Zamzami’s article is republished below:
On Observance and Becoming A ‘Good’ Person
By Nurul Zamzami, AFS/YES Student [Indonesia] 2016-’17, Mission Hills, KS
Born and raised in Indonesia, I was used to a religiously homogeneous environment. There was not much diversity in my school since Muslims make up around 90 percent of the population. Although Indonesia is secular, religion has always been a predominant element in decision making by the government. Many parents send their children to religious boarding schools each year; others send their children to public schools where religious instruction is compulsory, but children study only on their own religion. Families regularly attend communal prayers, since observance and piety are considered benchmarks of morality. For years, I believed the notion taught by my teachers: One needs to be religiously observant to lead a good life, and only people who have lived a good life will be eternally rewarded with a heavenly afterlife.
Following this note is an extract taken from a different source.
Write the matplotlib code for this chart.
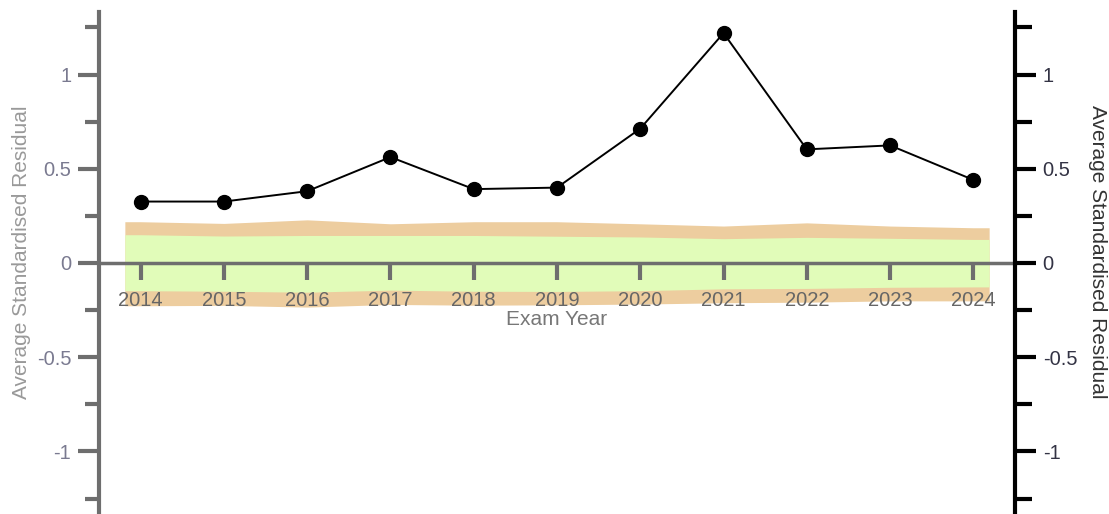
import numpy as np
import matplotlib.pyplot as plt
from matplotlib.ticker import MultipleLocator

plt.rcParams['font.family'] = ['Liberation Sans', 'DejaVu Sans']

# exam years and the average standardised residual for each
years = [2014, 2015, 2016, 2017, 2018, 2019, 2020, 2021, 2022, 2023, 2024]
residual = [0.326, 0.326, 0.381, 0.562, 0.392, 0.400, 0.713, 1.220, 0.603, 0.624, 0.441]

# confidence bands (outer = tan, inner = green)
outer_hi = [0.219, 0.210, 0.229, 0.208, 0.219, 0.219, 0.208, 0.196, 0.213, 0.196, 0.187]
inner_hi = [0.150, 0.143, 0.146, 0.146, 0.146, 0.142, 0.138, 0.129, 0.136, 0.131, 0.125]
inner_lo = [-0.147, -0.150, -0.155, -0.144, -0.150, -0.151, -0.147, -0.137, -0.135, -0.129, -0.127]
outer_lo = [-0.227, -0.225, -0.234, -0.220, -0.224, -0.222, -0.218, -0.211, -0.208, -0.201, -0.201]

# band runs a little past the first and last year
bx = [years[0] - 0.19] + years + [years[-1] + 0.19]
def ext(v):
    return [v[0]] + v + [v[-1]]

fig = plt.figure(figsize=(11.09, 5.14), dpi=100)
ax = fig.add_axes([0.0893, 0.0, 0.9152 - 0.0893, 0.9767])
ax.set_xlim(2013.5, 2024.5)
ax.set_ylim(-1.332, 1.332)

ax.fill_between(bx, ext(outer_lo), ext(outer_hi), color='#edcd9f', lw=0, zorder=1)
ax.fill_between(bx, ext(inner_lo), ext(inner_hi), color='#e1fcb9', lw=0, zorder=2)

ax.plot(years, residual, color='black', lw=1.4, marker='o', ms=10, zorder=5)

gray = '#6e6e6e'
for s in ['top', 'right']:
    ax.spines[s].set_visible(False)
ax.spines['left'].set_color(gray)
ax.spines['left'].set_linewidth(3)
ax.spines['bottom'].set_position(('data', 0))
ax.spines['bottom'].set_color(gray)
ax.spines['bottom'].set_linewidth(2.5)
ax.spines['bottom'].set_zorder(3)
ax.xaxis.set_zorder(4)

ax.set_xticks(years)
ax.tick_params(axis='x', direction='out', length=12, width=3, color=gray,
               labelcolor='#666666', labelsize=14.5, pad=8)
ax.yaxis.set_major_locator(MultipleLocator(0.5))
ax.yaxis.set_minor_locator(MultipleLocator(0.25))
ax.tick_params(axis='y', which='major', direction='out', length=15, width=3, color=gray,
               labelcolor='#7a7a90', labelsize=14.5, pad=5)
ax.tick_params(axis='y', which='minor', direction='out', length=10, width=3, color=gray)
ax.yaxis.set_major_formatter(plt.FuncFormatter(lambda v, p: ('%g' % v)))

ax.text(2019, -0.3, 'Exam Year', ha='center', va='center', fontsize=15, color='#777777')
fig.text(0.019, 0.51, 'Average Standardised Residual', rotation=90, ha='center', va='center',
         fontsize=15, color='#999999')

ax2 = ax.twinx()
ax2.set_ylim(ax.get_ylim())
ax2.set_position(ax.get_position())
for s in ['top', 'left', 'bottom']:
    ax2.spines[s].set_visible(False)
ax2.spines['right'].set_color('black')
ax2.spines['right'].set_linewidth(3)
ax2.yaxis.set_major_locator(MultipleLocator(0.5))
ax2.yaxis.set_minor_locator(MultipleLocator(0.25))
ax2.yaxis.set_major_formatter(plt.FuncFormatter(lambda v, p: ('%g' % v)))
ax2.tick_params(axis='y', which='major', direction='out', length=15, width=3, color='black',
                labelcolor='#333344', labelsize=14.5, pad=5)
ax2.tick_params(axis='y', which='minor', direction='out', length=12, width=3, color='black')
fig.text(0.99, 0.51, 'Average Standardised Residual', rotation=270, ha='center', va='center',
         fontsize=15, color='#333333')

fig.savefig('out.png', dpi=100)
The religious education I received taught me that one’s religion is either “right” or “wrong.” I believed only one religion could be the “correct” one since it’s impossible for other religions to hold various perceptions of God and also be “correct.” These teachings have perplexed me. What chances do Islam, Christianity, Judaism, Buddhism, or Confucianism have for being the right religion? What would happen if I were observant of a “wrong” religion? What chance at the afterlife would I have if I did not live according to the “correct” religion? I was raised in an environment that valued piety. I was already overwhelmed by these ideas regarding observance, and worried that I was not observant enough. Additionally, the concern that there might only be a slim possibility of finding the “correct” religion nearly forced me to give up faith altogether.
Before I had the chance to give up, it was time to leave for the United States. For the first time in my life, I live in a relatively diverse community. I stay with the Eisemann-Mark family, and I am discovering more about my own religion as I learn about their Jewish faith. We have long discussions, which have challenged my thoughts about religion and have made me look deeper into other religions (specifically Judaism). I have begun to realize that the point of religion is not merely afterlife. At its best, religion is a way of life. Religion should not demand people to focus on finding “the true God.” Instead, I believe religion should direct people to do good. When I view religion this way, I no longer worry about the right or wrong religion.
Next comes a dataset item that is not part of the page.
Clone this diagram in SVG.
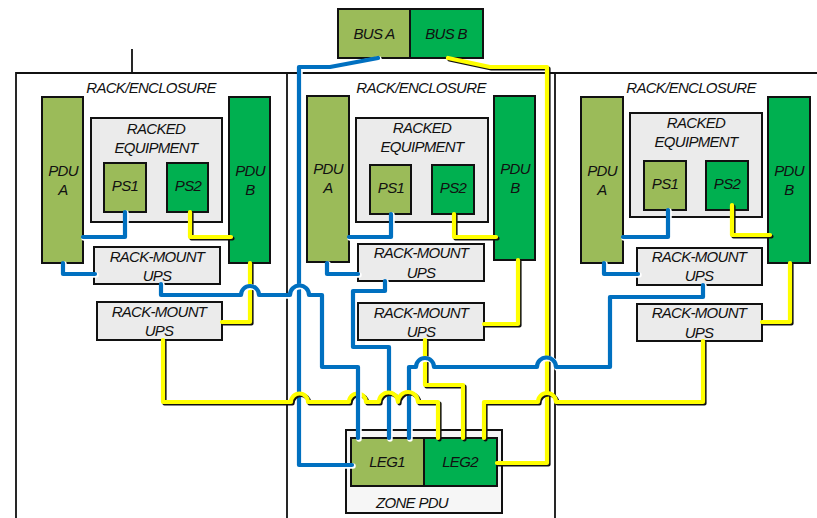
<svg xmlns="http://www.w3.org/2000/svg" width="817" height="518" viewBox="0 0 817 518">
<style>
text{font-family:"Liberation Sans",Arial,sans-serif;font-style:italic;font-size:15px;letter-spacing:-.7px;fill:#111;text-anchor:middle}
.a{fill:#9bbb59;stroke:#111;stroke-width:2}
.b{fill:#00b050;stroke:#111;stroke-width:2}
.g{fill:#ebebeb;stroke:#111;stroke-width:2}
.z{fill:#f6f6f6;stroke:#111;stroke-width:2}
.f{fill:none;stroke:#111;stroke-width:1.800}
.c{fill:none;stroke-linejoin:round;stroke-linecap:round}
.bl{stroke:#0070c0;stroke-width:4.200}
.ye{stroke:#ffff00;stroke-width:4.200}
.sb{stroke:#fff;stroke-width:5.500}
.sy{stroke:#111;stroke-width:4.200}
</style>
<defs>
<path id="bus-a" d="M378 58L330 67H299V465H352"/>
<path id="y-main" d="M163 340V402H291a8.500 8.500 0 0 1 17 0H349a8.500 8.500 0 0 1 17 0H379a8.500 8.500 0 0 1 19 0a10 10 0 0 1 20 0H438V438"/>
<path id="y-bus" d="M448 58L490 67H547V463H497"/>
<path id="y-r3" d="M703 341V402H556a9 9 0 0 0 -18 0H484V438"/>
<path id="y-small" d="M190 212V237H231M250 263V322H222M454 214V237H496M518 260V324H484M732 205V235H770M790 263V322H762"/>
<path id="y-425" d="M425 340V385H463V438"/>
<path id="b-small" d="M125 212V237H83M63 263V274H95M391 214V237H349M327 263V274H358M668 210V237H623M604 263V274H638"/>
<path id="b-r1" d="M161 284V295H241a9 9 0 0 1 18 0H290a9.500 9.500 0 0 1 19 0H322V367H358V438"/>
<path id="b-r2" d="M385 281V291H353V347H389V438"/>
<path id="b-r3" d="M703 285V297H610V367H556a9.500 9.500 0 0 0 -19 0H434a9 9 0 0 0 -18 0H409V438"/>
</defs>
<g id="frame">
<path class="f" d="M16 518V73H817M287 73V518M555 73V518M132 49V73"/>
</g>
<g id="bus-a-node"><rect class="a" x="338" y="9" width="72" height="49"/><text x="374" y="39">BUS A</text></g>
<g id="bus-b-node"><rect class="b" x="410" y="9" width="73" height="49"/><text x="446" y="39">BUS B</text></g>

<g id="rack1">
<text x="151" y="93">RACK/ENCLOSURE</text>
<g id="r1-pdu-a"><rect class="a" x="42" y="97" width="41" height="166"/><text x="63" y="176">PDU</text><text x="63" y="195">A</text></g>
<g id="r1-pdu-b"><rect class="b" x="229" y="97" width="41" height="166"/><text x="250" y="176">PDU</text><text x="250" y="195">B</text></g>
<g id="r1-eq"><rect class="g" x="91" y="118" width="131" height="104"/><text x="156" y="134">RACKED</text><text x="156" y="153">EQUIPMENT</text></g>
<g id="r1-ps1"><rect class="a" x="104" y="163" width="42" height="49"/><text x="125" y="191">PS1</text></g>
<g id="r1-ps2"><rect class="b" x="167" y="163" width="41" height="49"/><text x="188" y="191">PS2</text></g>
<g id="r1-ups1"><rect class="g" x="94" y="247" width="126" height="37"/><text x="157" y="262">RACK-MOUNT</text><text x="157" y="281">UPS</text></g>
<g id="r1-ups2"><rect class="g" x="97" y="302" width="125" height="38"/><text x="159" y="317">RACK-MOUNT</text><text x="159" y="336">UPS</text></g>
</g>
<g id="rack2">
<text x="421" y="93">RACK/ENCLOSURE</text>
<g id="r2-pdu-a"><rect class="a" x="307" y="96" width="42" height="166"/><text x="328" y="174">PDU</text><text x="328" y="193">A</text></g>
<g id="r2-pdu-b"><rect class="b" x="494" y="96" width="41" height="164"/><text x="515" y="174">PDU</text><text x="515" y="193">B</text></g>
<g id="r2-eq"><rect class="g" x="356" y="118" width="132" height="104"/><text x="422" y="133">RACKED</text><text x="422" y="152">EQUIPMENT</text></g>
<g id="r2-ps1"><rect class="a" x="370" y="165" width="41" height="49"/><text x="391" y="193">PS1</text></g>
<g id="r2-ps2"><rect class="b" x="432" y="165" width="42" height="49"/><text x="453" y="193">PS2</text></g>
<g id="r2-ups1"><rect class="g" x="358" y="244" width="126" height="37"/><text x="421" y="258">RACK-MOUNT</text><text x="421" y="278">UPS</text></g>
<g id="r2-ups2"><rect class="g" x="358" y="303" width="126" height="37"/><text x="421" y="318">RACK-MOUNT</text><text x="421" y="337">UPS</text></g>
</g>
<g id="rack3">
<text x="691" y="93">RACK/ENCLOSURE</text>
<g id="r3-pdu-a"><rect class="a" x="581" y="97" width="42" height="166"/><text x="602" y="176">PDU</text><text x="602" y="195">A</text></g>
<g id="r3-pdu-b"><rect class="b" x="768" y="97" width="42" height="166"/><text x="789" y="176">PDU</text><text x="789" y="195">B</text></g>
<g id="r3-eq"><rect class="g" x="630" y="113" width="132" height="104"/><text x="696" y="128">RACKED</text><text x="696" y="147">EQUIPMENT</text></g>
<g id="r3-ps1"><rect class="a" x="644" y="161" width="42" height="49"/><text x="665" y="189">PS1</text></g>
<g id="r3-ps2"><rect class="b" x="706" y="161" width="42" height="49"/><text x="727" y="189">PS2</text></g>
<g id="r3-ups1"><rect class="g" x="637" y="248" width="125" height="37"/><text x="699" y="262">RACK-MOUNT</text><text x="699" y="281">UPS</text></g>
<g id="r3-ups2"><rect class="g" x="637" y="304" width="125" height="37"/><text x="699" y="318">RACK-MOUNT</text><text x="699" y="338">UPS</text></g>
</g>
<g id="zone-pdu">
<rect class="z" x="346" y="430" width="156" height="83"/><text x="412" y="508">ZONE PDU</text>
<g id="leg1"><rect class="a" x="351" y="438" width="73" height="48"/><text x="387" y="467">LEG1</text></g>
<g id="leg2"><rect class="b" x="424" y="438" width="73" height="48"/><text x="460" y="467">LEG2</text></g>
</g>
<g id="connectors" class="c">
<use href="#bus-a" class="sb" x="1" y="1"/><use href="#bus-a" class="bl"/>
<use href="#y-bus" class="sy" x="1.500" y="1.500"/><use href="#y-bus" class="ye"/>
<use href="#y-425" class="sy" x="1.500" y="1.500"/><use href="#y-425" class="ye"/>
<use href="#b-r2" class="sb" x="1" y="1"/><use href="#b-r2" class="bl"/>
<use href="#b-r3" class="sb" x="1" y="1"/><use href="#b-r3" class="bl"/>
<use href="#y-r3" class="sy" x="1.500" y="1.500"/><use href="#y-r3" class="ye"/>
<use href="#y-main" class="sy" x="1.500" y="1.500"/><use href="#y-main" class="ye"/>
<use href="#y-small" class="sy" x="1.500" y="1.500"/><use href="#y-small" class="ye"/>
<use href="#b-small" class="sb" x="1" y="1"/><use href="#b-small" class="bl"/>
<use href="#b-r1" class="sb" x="1" y="1"/><use href="#b-r1" class="bl"/>
</g>
</svg>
In the past five months, I have met people who are unaffiliated with religion, yet are no less moral than others who are religious. Religions may teach moral values, but a person does not need religion to be a moral person. Morality and religion simply do not determine each other.
Having been exposed to new religions has made me realize that there is much more to people than their view of God. As a person who was raised in a homogeneous community where people try to determine the quality of a person by their observance, I’m glad that I have learned to see beneath all the religious attributes that we portray. What I value in myself and others is no longer observance and piety, but rather sympathy, understanding, and respecting fellow human beings. To me, that is all that should matter.